Gore alone

Posted: Dec 13, 2003 12:00 AM

WASHINGTON -- Veterans of Al Gore's 2000 campaign see a clear resemblance between his decision-making process in the Howard Dean endorsement and the way he prepared for his first presidential debate with George W. Bush.

In each case, Gore kept his own counsel and did not inform advisers (with the probable exception of his daughter Karenna). Critical 2000 campaign veterans contend that this isolation led to faulty tactics in the debate and to a questionable decision in the recent endorsement.

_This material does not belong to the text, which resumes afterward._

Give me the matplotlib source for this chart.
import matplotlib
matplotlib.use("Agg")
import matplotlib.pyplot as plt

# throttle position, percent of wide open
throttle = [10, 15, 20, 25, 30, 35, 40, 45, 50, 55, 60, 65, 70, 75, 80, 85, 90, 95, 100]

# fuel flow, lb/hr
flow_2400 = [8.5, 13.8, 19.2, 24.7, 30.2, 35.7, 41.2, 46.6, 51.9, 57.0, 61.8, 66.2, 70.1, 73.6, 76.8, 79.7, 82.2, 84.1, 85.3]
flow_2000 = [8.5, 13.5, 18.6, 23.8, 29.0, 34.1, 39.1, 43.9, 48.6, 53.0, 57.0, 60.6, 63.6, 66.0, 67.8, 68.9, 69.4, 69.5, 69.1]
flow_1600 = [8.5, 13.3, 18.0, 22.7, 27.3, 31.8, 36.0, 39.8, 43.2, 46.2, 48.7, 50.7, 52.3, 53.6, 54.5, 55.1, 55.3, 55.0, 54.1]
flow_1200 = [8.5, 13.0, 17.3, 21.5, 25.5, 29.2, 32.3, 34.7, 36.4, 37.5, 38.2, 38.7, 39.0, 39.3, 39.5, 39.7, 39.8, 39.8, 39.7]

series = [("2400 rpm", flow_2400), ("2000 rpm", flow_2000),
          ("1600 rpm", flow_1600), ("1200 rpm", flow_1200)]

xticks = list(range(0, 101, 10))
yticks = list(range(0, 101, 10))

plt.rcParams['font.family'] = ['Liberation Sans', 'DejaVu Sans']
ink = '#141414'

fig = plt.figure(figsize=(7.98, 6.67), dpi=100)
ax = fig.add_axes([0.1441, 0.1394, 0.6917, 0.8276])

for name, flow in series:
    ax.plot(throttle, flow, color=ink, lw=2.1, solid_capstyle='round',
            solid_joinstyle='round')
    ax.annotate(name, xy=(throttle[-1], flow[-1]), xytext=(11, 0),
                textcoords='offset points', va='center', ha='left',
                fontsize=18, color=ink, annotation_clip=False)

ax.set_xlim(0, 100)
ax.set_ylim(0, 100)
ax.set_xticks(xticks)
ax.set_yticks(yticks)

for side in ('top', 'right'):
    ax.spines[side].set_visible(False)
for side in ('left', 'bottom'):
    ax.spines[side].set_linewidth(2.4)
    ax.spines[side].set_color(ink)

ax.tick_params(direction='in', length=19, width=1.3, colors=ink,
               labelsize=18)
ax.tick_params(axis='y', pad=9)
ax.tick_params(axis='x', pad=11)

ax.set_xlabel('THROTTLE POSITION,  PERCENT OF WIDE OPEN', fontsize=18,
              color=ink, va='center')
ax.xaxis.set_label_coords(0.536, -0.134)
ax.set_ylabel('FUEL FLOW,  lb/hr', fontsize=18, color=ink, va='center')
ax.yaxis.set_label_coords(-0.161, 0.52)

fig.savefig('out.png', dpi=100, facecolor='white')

Gore's seclusion and desire for complete secrecy led to the aspect of Dean's endorsement that produced the most criticism in Democratic Party circles: failure to give advance notice to Sen. Joseph Lieberman, Gore's 2000 running mate, as well as Rep. Richard Gephardt and Sen. John Kerry, both of whom had vigorously supported Gore's contested presidential nomination.

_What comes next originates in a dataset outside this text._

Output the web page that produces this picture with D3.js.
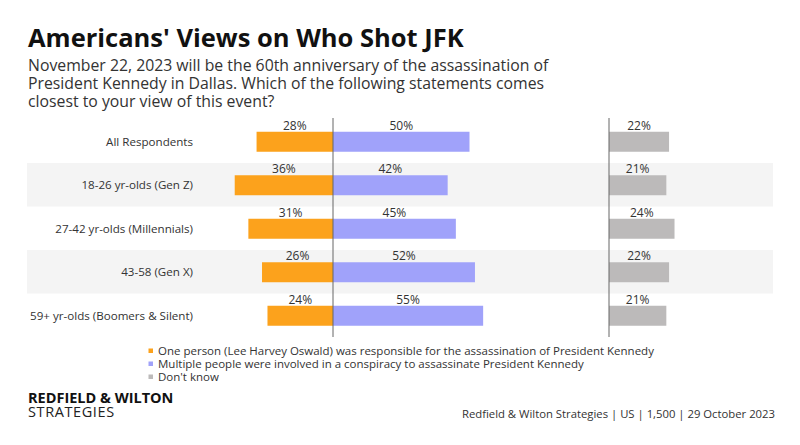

Influential Democrats in Washington and in the South are privately talking about former Sen. Sam Nunn of Georgia as vice presidential nominee in 2004 no matter who is picked for president.

Nunn, who served 24 years in the Senate ending in 1997, is seen by the increasingly small number of white southern Democrats in Congress as a conservative ballast to any national ticket that might coax Southerners back to their ancestral party.

In addition, Nunn is viewed by his supporters as a Democratic version of Dick Cheney. He is an older hand (now 65 years old) with no presidential ambitions who has strong national security credentials (as Senate Armed Services Committee chairman).


Vice President Dick Cheney's choice as his new counselor of Kathleen Shanahan, now leaving her post as Florida Gov. Jeb Bush's chief of staff, "is foundering on a title" (in the words of one Republican insider).

Veteran GOP operative Shanahan has demanded that, like departed Cheney aide Mary Matalin, she receive the dual title of special assistant to President Bush. Failure to agree to this has stalled the hiring of Shanahan, who was Cheney's chief of staff during the 2000 campaign.

A footnote: Kevin Kellems has moved from the Pentagon to become the vice president's press secretary, and Brenda Becker is about to leave the Commerce Department to head Cheney's congressional liaison. Shanahan, Kellems and Becker all lack extensive campaign experience, confirming the belief that Cheney is not looking ahead to a 2008 presidential run.


David Beasley, who appeared dead in Republican politics after his defeat for re-election as governor of South Carolina in 1998, has a chance to make a successful comeback in the 2004 election for the U.S. Senate seat relinquished by Democrat Ernest F. Hollings.

Rep. Jim DeMint is no longer the White House-anointed candidate, especially after his vote against the Medicare-prescription drugs bill pushed by President Bush. He now faces a tough Republican primary against not only former State Attorney General Charles Condon but Beasley as well.

Beasley got himself in trouble in 1996 by opposing gambling interests and trying to take down the Confederate flag from the state capitol dome. His standing among South Carolina Republicans was not helped when he won the Kennedy family's "Profile in Courage" award. Nevertheless, he starts ahead of both DeMint and Condon in statewide name identification.


The conviction of Republican Rep. William Janklow for manslaughter could have the effect of easing re-election difficulties in South Dakota for Senate Democratic Leader Thomas Daschle.

A reluctant former Rep. John Thune has been pressed by national Republican leaders to run against Daschle, and he had seemed to be coming closer to that decision. However, he may now run for the empty House seat in a special election after Janklow's resignation from Congress Jan. 20.

Stephanie Herseth, who nearly defeated the heavily favored Janklow in 2002, definitely will run in the special election. It may take Thune to defeat Herseth and keep the seat Republican.